Утеряв рычаги воздействия на ситуацию, наш герой предпринял две попытки покинуть Астрахань. Первую «просьбу об отправке в Закавказье» Оргбюро рассмотрело 9 июля и решило «пока не удовлетворять, запросить о нём Смилгу», то есть Политотдел или Политуправление РВС республики. По докладу заместителя И.Т. Смилги А.Г. Белобородова та же инстанция 14 июля обсудила будущее Кирова, Бутягина и Мдивани (глава Политотдела 11-й армии), после чего постановила: «Оставить всех их в Астрахани». Об этом Стасова и уведомила Кирова два дня спустя.

Мехоношин, отозванный 7 июля в Москву «в распоряжение ЦК», долго хранил письмо, полученное летом 1919 года. Киров просил, убеждал Константина Александровича «помочь» ему с переводом на «подпольную работу в тыл противника». «В простых деловых словах он» обосновывал «необходимость своей поездки». «В тыл противника», в Закавказье, по стопам Лещинского… Чтобы заглушить терзавшее изнутри чувство вины?



Из протокола заседания Оргбюро ЦК РКП(б) от 23 июля 1919 г. [РГАСПИ]


Наверняка именно Мехоношин добился повторного внесения на Оргбюро вопроса о Кирове. Тщетно. Тот же состав (Белобородов, Стасова, Дзержинский) 23 июля ответил: «Подтвердить прежнее решение, оставить тов. Кирова в Астрахани».

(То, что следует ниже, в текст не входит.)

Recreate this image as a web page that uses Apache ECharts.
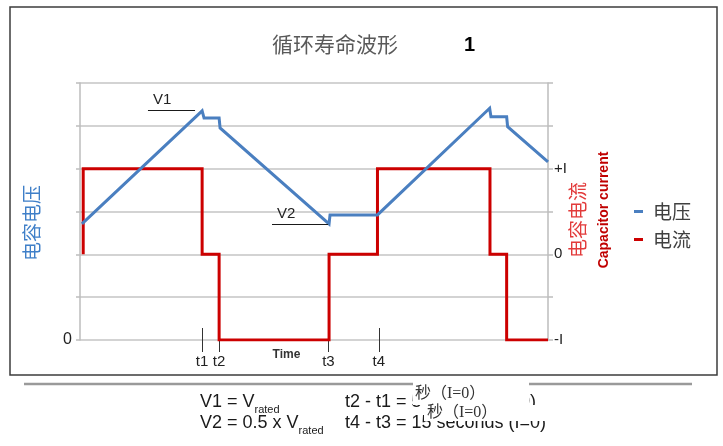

Так что Сергей Миронович на месте наблюдал за развитием событий. Астраханский горком РКП(б), выслушав доклад М.Л. Аристова, после совещания «с представителями от военных и гражданских организаций» 22 июля проголосовал за то, чтобы «просить ВЧК о смещении тов. Атарбекова с поста председателя Особого отдела». Поздним вечером 23 июля на заседание «коммунаров» отряда Аристова пришли два чекиста и «угрожали арестом». Каковые Атарбеков и произвел на другой день среди командиров рот. В ответ в ночь с 24 на 25 июля ударная рота коммунистического батальона заняла астраханскую цитадель и провозгласила «военную диктатуру» Аристова, который с согласия начальника гарнизона П.П. Чугунова окружил здание Особого отдела и взял под стражу Атарбекова и ещё семь «отличившихся» сотрудников.